**Aim**
Return each line containing the string "that".

**Dataset records**
──────────

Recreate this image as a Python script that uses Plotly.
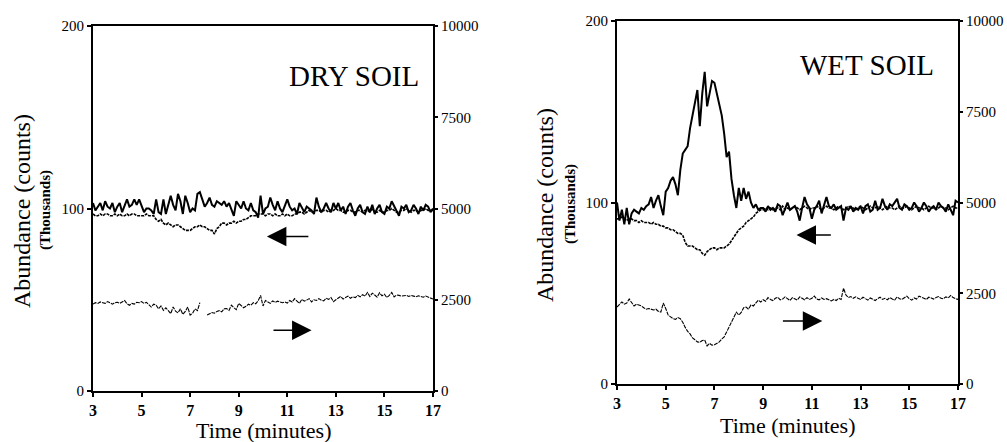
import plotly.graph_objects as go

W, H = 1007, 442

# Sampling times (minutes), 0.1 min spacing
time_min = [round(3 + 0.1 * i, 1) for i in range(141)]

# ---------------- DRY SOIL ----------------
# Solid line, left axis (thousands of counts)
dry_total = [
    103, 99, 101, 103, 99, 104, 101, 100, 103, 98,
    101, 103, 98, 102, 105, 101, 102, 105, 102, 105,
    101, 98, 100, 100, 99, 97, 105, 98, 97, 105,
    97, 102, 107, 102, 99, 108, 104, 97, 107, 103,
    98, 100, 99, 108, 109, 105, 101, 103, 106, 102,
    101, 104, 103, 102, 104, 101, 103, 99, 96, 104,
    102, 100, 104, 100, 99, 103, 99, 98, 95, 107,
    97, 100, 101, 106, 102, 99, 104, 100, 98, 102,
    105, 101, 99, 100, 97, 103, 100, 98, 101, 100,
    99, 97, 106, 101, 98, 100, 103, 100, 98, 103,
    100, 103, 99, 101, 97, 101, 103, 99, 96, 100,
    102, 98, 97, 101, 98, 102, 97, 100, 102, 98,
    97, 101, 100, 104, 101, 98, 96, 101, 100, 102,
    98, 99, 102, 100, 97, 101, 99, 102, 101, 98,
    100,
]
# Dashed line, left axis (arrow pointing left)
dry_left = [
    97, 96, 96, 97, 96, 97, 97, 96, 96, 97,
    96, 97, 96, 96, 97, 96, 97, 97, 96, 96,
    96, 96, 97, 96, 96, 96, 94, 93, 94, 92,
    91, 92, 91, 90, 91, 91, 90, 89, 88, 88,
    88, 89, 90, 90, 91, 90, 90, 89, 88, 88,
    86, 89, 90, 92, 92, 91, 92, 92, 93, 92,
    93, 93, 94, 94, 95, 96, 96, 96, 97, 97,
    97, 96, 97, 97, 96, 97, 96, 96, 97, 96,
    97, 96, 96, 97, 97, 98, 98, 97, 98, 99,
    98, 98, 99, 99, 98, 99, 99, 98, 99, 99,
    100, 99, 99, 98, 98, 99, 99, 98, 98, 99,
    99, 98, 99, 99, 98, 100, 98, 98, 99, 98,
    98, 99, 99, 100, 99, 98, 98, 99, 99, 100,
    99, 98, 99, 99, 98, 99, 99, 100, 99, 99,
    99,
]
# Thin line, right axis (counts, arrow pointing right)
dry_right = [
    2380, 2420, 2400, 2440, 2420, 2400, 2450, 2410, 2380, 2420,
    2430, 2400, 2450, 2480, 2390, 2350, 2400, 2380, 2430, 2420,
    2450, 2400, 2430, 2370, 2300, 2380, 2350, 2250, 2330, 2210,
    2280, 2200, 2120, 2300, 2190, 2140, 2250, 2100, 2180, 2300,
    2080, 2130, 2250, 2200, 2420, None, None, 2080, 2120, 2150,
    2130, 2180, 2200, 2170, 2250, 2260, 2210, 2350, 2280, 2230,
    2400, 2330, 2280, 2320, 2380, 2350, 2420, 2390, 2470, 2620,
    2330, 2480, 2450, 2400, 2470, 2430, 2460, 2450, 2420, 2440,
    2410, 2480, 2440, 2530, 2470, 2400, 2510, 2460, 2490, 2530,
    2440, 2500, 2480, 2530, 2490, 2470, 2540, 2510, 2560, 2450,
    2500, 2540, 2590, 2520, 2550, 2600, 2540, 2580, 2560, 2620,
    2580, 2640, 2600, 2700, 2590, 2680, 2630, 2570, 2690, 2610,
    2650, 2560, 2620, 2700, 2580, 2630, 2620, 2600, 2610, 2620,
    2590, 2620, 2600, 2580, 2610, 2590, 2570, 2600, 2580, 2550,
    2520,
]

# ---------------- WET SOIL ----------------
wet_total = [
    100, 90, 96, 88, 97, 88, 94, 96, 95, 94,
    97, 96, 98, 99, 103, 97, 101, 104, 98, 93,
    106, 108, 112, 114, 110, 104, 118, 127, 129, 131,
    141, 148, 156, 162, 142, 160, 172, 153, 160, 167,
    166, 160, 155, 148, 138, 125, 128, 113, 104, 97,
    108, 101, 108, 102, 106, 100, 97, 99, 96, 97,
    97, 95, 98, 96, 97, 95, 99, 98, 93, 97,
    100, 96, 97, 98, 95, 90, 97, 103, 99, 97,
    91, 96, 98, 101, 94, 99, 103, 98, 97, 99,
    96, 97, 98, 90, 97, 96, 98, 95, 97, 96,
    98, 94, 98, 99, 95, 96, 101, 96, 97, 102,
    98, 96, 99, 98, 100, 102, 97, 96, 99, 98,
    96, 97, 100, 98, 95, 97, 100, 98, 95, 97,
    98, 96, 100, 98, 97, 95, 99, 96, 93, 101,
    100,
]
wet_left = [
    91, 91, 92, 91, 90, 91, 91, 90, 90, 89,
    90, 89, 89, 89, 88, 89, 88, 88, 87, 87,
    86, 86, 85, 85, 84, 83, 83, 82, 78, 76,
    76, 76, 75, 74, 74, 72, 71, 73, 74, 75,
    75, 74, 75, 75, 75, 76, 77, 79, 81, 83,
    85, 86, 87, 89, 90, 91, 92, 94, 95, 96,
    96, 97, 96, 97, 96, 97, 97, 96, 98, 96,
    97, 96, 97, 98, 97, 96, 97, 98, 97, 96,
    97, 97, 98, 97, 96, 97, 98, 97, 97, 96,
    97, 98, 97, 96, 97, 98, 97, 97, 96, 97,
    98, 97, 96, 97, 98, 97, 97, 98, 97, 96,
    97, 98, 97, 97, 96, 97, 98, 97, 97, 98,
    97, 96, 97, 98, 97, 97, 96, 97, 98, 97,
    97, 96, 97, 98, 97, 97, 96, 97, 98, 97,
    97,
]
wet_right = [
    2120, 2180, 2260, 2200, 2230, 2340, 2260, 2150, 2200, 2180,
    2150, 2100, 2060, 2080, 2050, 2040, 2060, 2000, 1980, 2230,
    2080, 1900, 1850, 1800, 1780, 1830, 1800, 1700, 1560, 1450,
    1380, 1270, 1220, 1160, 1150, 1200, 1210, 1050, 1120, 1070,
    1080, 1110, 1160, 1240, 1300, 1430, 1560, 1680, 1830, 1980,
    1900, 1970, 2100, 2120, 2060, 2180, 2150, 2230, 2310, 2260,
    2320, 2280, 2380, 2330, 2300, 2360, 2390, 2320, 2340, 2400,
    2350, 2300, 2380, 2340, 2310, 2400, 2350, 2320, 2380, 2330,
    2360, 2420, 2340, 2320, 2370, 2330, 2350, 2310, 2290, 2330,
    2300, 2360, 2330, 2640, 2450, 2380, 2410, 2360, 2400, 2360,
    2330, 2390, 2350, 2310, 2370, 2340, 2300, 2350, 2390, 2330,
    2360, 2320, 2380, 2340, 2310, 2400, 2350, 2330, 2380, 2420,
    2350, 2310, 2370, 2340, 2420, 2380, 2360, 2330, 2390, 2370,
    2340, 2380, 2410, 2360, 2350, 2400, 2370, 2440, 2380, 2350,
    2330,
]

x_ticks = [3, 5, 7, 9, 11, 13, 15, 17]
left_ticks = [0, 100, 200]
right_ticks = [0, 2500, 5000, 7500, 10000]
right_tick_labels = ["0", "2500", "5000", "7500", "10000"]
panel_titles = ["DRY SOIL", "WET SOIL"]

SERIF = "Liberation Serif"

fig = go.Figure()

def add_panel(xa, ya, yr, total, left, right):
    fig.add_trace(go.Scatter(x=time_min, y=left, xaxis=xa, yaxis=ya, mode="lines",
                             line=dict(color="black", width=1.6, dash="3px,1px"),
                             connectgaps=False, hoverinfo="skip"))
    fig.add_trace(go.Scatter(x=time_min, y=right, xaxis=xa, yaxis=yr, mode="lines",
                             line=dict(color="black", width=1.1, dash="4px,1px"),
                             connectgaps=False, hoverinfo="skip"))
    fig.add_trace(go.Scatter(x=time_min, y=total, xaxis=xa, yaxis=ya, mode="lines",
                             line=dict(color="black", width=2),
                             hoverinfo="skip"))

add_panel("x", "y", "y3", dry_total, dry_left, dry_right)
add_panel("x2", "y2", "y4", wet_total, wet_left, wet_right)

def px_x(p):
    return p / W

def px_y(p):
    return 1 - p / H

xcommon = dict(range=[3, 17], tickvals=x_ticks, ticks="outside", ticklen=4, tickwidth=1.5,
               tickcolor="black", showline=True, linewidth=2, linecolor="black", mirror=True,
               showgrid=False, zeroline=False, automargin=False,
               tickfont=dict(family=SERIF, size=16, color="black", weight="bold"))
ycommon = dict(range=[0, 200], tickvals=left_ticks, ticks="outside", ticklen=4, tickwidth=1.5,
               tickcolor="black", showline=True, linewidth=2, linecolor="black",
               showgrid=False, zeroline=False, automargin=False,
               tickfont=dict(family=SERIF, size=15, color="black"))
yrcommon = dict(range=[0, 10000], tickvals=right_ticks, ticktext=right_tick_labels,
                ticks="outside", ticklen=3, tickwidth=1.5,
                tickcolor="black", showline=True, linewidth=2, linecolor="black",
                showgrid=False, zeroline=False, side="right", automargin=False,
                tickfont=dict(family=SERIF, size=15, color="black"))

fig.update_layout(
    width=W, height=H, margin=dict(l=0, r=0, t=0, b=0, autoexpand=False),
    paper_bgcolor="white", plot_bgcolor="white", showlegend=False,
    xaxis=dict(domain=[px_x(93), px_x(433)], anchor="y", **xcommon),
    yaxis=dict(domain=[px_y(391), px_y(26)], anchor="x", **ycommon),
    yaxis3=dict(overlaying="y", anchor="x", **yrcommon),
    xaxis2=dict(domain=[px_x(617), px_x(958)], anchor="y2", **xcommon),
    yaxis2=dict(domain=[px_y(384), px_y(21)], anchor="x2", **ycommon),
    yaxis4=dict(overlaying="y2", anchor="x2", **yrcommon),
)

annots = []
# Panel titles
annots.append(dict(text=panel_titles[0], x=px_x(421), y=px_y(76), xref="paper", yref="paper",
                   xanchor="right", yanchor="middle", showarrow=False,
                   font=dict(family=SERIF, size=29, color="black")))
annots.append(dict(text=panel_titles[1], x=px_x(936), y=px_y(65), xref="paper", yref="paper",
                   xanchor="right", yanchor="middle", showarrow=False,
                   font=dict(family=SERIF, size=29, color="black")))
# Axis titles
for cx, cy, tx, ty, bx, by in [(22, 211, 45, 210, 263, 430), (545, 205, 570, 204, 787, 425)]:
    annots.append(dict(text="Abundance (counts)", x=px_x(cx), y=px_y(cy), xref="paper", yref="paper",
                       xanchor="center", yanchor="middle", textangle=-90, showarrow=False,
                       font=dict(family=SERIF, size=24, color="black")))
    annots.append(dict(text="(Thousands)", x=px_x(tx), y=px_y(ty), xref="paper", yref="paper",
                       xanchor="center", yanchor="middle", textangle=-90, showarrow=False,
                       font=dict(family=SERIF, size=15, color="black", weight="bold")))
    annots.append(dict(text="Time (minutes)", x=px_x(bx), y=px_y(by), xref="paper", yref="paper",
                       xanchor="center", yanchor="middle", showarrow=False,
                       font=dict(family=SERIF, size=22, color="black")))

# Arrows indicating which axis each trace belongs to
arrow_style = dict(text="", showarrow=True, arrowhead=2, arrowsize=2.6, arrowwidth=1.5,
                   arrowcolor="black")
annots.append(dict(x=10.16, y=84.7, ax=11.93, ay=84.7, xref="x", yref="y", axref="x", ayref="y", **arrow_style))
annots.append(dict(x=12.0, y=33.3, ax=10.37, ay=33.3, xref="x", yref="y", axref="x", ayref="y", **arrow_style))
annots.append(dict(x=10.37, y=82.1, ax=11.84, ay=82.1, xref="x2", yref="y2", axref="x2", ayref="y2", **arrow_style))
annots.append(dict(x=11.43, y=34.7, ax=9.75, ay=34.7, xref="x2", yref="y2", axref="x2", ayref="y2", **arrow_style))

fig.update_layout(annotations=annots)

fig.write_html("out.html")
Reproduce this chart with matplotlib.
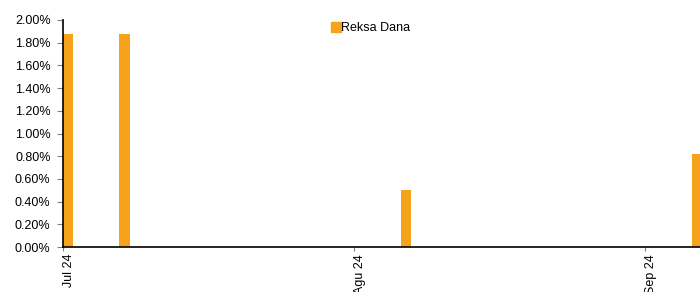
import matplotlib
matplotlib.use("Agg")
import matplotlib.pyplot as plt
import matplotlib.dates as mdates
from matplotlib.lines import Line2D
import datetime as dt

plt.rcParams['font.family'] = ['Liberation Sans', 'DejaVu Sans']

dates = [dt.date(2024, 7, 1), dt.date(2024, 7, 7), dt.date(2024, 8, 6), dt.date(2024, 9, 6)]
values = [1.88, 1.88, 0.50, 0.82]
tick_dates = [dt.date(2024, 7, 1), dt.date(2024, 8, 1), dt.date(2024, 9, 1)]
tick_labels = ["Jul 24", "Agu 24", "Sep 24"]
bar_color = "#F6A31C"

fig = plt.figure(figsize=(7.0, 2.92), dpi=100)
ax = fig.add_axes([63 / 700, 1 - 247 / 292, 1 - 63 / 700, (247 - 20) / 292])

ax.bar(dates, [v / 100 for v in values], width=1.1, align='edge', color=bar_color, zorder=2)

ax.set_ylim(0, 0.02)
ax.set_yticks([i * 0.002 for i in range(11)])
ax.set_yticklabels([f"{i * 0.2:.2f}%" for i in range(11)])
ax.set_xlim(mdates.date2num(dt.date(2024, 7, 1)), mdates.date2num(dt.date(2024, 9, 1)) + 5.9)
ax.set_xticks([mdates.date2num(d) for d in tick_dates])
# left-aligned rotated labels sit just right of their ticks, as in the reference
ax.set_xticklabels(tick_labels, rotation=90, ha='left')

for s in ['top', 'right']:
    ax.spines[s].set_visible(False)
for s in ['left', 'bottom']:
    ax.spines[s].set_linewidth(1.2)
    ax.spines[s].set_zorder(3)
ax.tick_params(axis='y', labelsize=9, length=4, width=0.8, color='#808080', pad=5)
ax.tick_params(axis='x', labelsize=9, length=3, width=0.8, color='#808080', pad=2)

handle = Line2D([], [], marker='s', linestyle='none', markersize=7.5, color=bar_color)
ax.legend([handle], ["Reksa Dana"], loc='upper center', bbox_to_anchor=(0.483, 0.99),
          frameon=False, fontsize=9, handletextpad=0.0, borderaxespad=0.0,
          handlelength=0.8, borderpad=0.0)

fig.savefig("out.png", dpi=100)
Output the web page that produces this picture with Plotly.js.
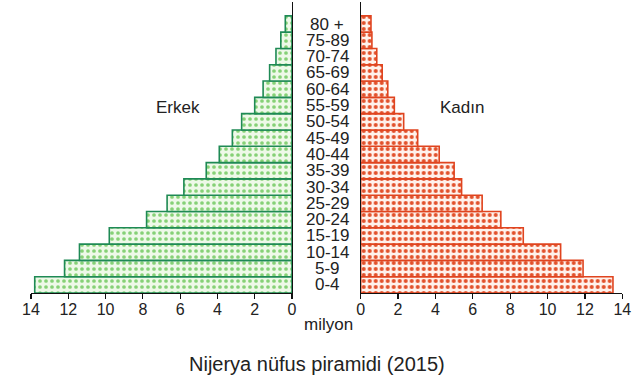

──────────

**Right answer**
Recreate this image as a Python script that uses Plotly.
Output the web page that produces this picture with Plotly.js.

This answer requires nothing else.